Source data
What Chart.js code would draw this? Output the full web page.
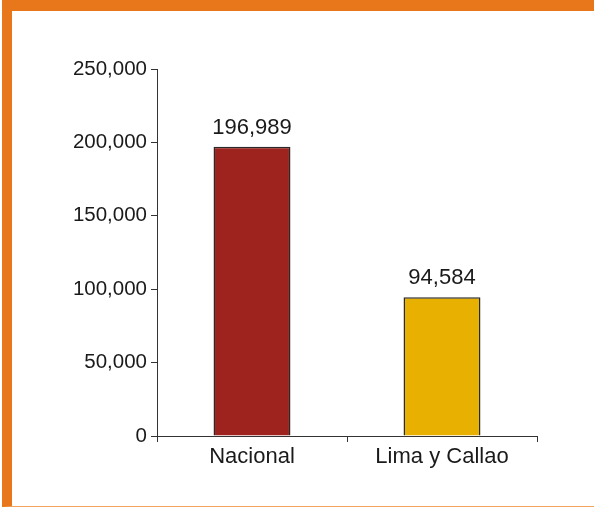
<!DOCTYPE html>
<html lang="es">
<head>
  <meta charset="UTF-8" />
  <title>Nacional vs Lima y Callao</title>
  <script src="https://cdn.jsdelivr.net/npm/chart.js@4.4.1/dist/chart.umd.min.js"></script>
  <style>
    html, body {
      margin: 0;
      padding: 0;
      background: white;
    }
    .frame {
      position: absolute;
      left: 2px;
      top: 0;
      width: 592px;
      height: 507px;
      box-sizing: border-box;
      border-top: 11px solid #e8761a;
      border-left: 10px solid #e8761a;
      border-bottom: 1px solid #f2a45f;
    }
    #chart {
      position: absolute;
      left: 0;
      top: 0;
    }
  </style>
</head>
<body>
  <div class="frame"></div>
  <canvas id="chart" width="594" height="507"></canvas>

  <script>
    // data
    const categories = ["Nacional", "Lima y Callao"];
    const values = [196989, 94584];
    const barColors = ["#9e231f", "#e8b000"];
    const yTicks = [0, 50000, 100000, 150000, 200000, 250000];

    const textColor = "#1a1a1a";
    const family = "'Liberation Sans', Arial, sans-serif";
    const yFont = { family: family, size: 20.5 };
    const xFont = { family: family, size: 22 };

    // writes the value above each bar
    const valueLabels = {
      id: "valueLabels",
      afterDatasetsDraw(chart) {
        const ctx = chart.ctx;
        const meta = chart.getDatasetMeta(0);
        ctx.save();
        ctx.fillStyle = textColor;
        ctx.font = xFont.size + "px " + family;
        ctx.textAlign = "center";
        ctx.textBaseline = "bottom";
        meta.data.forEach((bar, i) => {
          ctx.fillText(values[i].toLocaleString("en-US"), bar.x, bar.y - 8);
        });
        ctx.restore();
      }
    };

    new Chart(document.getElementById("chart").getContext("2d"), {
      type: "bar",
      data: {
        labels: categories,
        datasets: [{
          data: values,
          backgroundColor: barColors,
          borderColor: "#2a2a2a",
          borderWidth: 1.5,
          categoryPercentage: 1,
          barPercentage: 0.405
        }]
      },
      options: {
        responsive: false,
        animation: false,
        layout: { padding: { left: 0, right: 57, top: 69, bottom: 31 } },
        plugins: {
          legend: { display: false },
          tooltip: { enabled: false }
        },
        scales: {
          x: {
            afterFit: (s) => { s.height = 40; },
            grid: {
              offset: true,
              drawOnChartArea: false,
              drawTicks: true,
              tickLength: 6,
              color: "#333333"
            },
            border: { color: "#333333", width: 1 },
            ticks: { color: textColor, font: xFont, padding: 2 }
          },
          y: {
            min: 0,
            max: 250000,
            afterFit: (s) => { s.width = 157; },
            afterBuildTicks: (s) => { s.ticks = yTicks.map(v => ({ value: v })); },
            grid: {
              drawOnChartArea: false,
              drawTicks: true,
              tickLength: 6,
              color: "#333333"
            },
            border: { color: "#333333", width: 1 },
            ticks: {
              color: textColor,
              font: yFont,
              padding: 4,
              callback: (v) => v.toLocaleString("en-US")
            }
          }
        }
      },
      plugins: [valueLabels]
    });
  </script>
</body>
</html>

* * *

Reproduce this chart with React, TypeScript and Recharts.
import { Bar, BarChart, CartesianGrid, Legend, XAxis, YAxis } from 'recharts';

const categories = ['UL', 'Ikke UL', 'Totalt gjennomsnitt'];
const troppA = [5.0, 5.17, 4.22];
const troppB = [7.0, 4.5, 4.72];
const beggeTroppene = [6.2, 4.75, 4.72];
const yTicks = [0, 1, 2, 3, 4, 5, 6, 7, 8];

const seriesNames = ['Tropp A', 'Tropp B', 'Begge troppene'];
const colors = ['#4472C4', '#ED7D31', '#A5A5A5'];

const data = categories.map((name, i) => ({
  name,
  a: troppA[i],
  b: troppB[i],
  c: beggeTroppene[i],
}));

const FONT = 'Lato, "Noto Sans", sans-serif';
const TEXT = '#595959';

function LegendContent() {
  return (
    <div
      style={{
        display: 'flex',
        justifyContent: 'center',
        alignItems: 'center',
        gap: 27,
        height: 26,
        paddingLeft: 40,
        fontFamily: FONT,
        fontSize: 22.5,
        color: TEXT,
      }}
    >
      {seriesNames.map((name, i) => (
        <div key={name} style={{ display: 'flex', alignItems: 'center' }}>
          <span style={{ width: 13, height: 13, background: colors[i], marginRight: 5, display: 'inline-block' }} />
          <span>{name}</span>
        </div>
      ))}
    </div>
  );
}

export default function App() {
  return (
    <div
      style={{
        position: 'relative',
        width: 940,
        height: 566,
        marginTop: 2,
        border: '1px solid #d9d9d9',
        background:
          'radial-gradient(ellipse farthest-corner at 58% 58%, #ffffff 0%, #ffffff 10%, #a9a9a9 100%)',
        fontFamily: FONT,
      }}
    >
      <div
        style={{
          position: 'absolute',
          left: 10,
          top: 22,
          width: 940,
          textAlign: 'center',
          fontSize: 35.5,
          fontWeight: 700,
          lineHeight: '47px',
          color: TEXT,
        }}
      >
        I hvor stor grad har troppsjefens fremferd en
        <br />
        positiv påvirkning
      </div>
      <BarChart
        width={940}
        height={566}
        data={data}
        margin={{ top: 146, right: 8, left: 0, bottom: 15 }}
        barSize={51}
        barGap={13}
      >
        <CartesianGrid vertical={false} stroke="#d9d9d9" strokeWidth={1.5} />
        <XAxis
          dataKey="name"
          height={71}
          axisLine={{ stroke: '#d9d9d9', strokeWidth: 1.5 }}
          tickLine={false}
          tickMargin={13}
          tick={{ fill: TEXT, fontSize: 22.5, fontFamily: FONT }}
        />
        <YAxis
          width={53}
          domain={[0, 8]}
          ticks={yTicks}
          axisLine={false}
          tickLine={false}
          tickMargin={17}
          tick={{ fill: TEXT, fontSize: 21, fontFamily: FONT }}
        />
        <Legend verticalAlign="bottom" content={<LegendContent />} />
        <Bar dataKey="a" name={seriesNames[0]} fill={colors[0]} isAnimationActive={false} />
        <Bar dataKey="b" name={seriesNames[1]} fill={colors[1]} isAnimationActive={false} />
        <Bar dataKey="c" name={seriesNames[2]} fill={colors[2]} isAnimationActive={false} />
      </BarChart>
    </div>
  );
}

...

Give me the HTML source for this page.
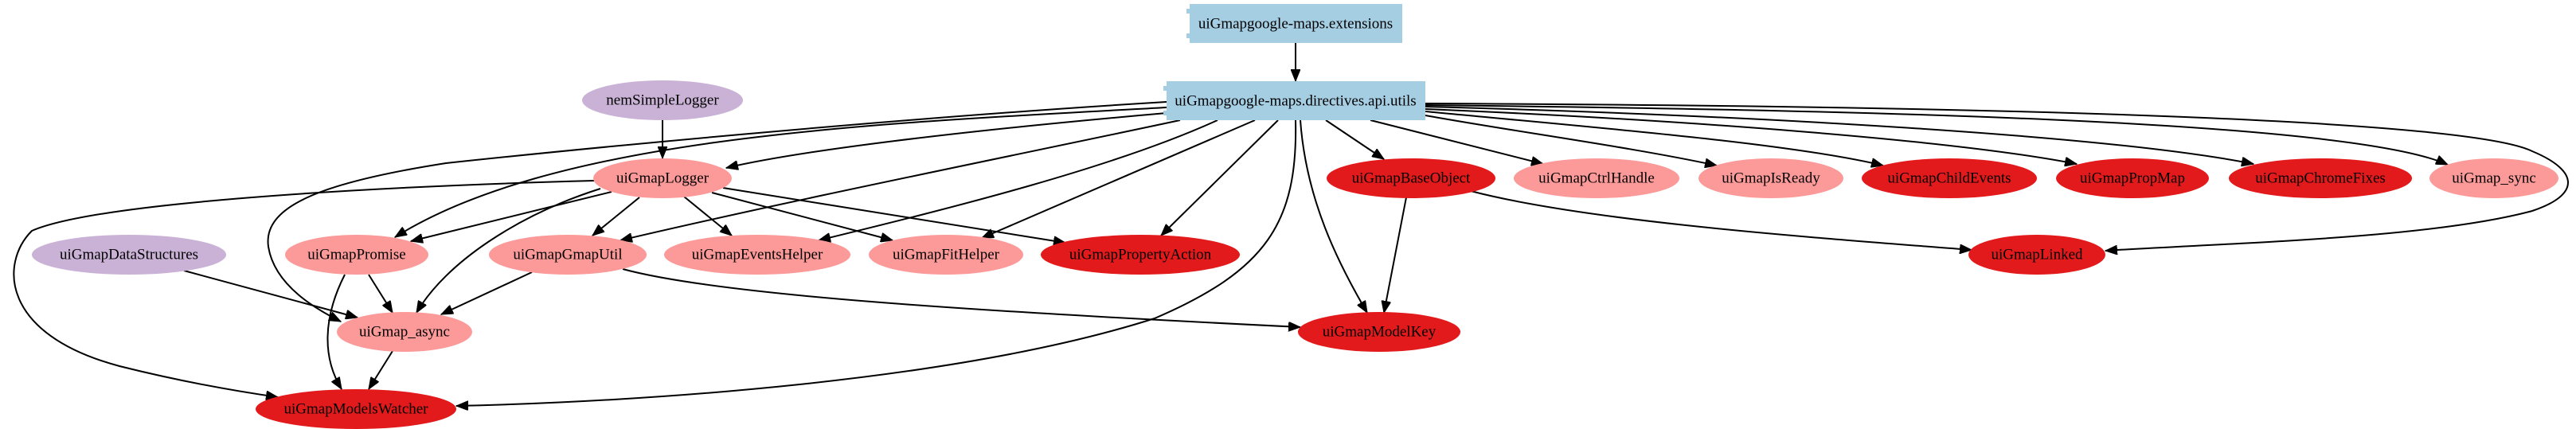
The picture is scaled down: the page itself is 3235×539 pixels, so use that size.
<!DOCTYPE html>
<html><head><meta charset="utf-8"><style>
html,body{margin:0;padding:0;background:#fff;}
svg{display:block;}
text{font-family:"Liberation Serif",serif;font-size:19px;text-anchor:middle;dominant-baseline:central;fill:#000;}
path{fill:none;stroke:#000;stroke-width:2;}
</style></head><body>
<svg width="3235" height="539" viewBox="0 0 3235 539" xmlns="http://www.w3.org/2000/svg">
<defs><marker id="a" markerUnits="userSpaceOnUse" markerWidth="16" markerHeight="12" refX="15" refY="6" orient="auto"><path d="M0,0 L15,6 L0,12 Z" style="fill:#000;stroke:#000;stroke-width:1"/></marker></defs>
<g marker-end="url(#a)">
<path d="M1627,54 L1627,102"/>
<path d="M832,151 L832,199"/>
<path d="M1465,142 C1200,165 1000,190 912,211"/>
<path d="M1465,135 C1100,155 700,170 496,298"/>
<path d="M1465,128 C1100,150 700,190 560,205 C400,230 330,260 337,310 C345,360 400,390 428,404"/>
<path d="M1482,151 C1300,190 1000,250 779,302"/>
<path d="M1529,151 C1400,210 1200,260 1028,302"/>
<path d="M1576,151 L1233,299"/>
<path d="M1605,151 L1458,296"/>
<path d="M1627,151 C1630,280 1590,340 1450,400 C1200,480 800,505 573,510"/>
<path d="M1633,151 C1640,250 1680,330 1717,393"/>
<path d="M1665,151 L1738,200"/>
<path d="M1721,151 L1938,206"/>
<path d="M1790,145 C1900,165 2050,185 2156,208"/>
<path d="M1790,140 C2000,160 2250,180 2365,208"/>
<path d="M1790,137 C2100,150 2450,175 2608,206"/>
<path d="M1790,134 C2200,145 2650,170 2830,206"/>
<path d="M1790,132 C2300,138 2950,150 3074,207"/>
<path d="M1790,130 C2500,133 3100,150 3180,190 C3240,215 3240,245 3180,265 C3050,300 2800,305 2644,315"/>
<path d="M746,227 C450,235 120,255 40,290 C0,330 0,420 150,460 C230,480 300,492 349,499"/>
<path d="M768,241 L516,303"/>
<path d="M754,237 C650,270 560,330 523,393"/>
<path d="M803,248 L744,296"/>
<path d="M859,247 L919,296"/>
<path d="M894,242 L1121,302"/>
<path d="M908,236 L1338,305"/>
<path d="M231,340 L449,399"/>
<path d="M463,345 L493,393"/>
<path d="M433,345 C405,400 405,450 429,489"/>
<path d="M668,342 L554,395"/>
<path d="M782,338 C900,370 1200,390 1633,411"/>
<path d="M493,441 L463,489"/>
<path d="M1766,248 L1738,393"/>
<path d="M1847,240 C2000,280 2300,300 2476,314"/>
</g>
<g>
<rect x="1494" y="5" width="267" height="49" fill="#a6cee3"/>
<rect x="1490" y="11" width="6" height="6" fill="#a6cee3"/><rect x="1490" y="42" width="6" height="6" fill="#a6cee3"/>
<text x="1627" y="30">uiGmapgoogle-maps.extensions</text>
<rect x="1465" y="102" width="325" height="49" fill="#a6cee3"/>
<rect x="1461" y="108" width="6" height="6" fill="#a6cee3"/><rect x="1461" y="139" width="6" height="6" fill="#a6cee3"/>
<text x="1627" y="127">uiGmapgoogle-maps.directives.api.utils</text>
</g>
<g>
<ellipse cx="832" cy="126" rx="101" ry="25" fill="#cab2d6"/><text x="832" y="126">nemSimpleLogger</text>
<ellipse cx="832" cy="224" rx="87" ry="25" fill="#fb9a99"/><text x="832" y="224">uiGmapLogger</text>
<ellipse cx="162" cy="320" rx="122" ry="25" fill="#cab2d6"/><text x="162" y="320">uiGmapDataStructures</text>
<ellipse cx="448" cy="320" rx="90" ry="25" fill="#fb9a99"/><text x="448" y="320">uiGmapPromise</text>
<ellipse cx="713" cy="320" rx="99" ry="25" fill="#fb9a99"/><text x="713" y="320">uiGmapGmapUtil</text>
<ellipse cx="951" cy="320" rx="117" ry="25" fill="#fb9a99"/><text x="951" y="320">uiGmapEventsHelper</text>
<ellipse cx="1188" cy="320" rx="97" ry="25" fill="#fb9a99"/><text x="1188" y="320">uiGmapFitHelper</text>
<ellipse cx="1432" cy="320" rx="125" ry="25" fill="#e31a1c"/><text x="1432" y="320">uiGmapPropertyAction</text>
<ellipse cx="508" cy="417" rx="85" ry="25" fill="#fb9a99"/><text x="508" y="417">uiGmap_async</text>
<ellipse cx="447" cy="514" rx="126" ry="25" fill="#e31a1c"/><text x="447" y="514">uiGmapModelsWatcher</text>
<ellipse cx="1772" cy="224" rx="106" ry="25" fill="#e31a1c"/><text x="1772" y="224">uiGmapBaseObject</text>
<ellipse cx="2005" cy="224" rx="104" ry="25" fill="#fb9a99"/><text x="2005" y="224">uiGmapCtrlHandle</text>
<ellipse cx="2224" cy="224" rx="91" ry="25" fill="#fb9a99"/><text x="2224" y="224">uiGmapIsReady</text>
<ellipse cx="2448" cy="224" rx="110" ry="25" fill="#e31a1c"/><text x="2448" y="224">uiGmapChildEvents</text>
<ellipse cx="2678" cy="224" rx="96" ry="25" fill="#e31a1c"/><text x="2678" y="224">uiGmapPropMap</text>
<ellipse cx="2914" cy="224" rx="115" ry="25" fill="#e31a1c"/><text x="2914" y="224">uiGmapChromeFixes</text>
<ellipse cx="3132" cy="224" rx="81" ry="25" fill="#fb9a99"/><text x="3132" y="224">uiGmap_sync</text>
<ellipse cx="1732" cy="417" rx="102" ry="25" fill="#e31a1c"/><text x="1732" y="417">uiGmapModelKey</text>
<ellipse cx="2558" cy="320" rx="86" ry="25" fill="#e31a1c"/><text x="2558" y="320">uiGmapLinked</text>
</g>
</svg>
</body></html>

What you should do
Only the lines from the one with "What Chart.js code" through the one with "family, size: 22", both included, go in the copy, exactly as written. Leave the pictures behind.

Result of the exercise
What Chart.js code would draw this? Output the full web page.
<!DOCTYPE html>
<html lang="es">
<head>
  <meta charset="UTF-8" />
  <title>Nacional vs Lima y Callao</title>
  <script src="https://cdn.jsdelivr.net/npm/chart.js@4.4.1/dist/chart.umd.min.js"></script>
  <style>
    html, body {
      margin: 0;
      padding: 0;
      background: white;
    }
    .frame {
      position: absolute;
      left: 2px;
      top: 0;
      width: 592px;
      height: 507px;
      box-sizing: border-box;
      border-top: 11px solid #e8761a;
      border-left: 10px solid #e8761a;
      border-bottom: 1px solid #f2a45f;
    }
    #chart {
      position: absolute;
      left: 0;
      top: 0;
    }
  </style>
</head>
<body>
  <div class="frame"></div>
  <canvas id="chart" width="594" height="507"></canvas>

  <script>
    // data
    const categories = ["Nacional", "Lima y Callao"];
    const values = [196989, 94584];
    const barColors = ["#9e231f", "#e8b000"];
    const yTicks = [0, 50000, 100000, 150000, 200000, 250000];

    const textColor = "#1a1a1a";
    const family = "'Liberation Sans', Arial, sans-serif";
    const yFont = { family: family, size: 20.5 };
    const xFont = { family: family, size: 22 };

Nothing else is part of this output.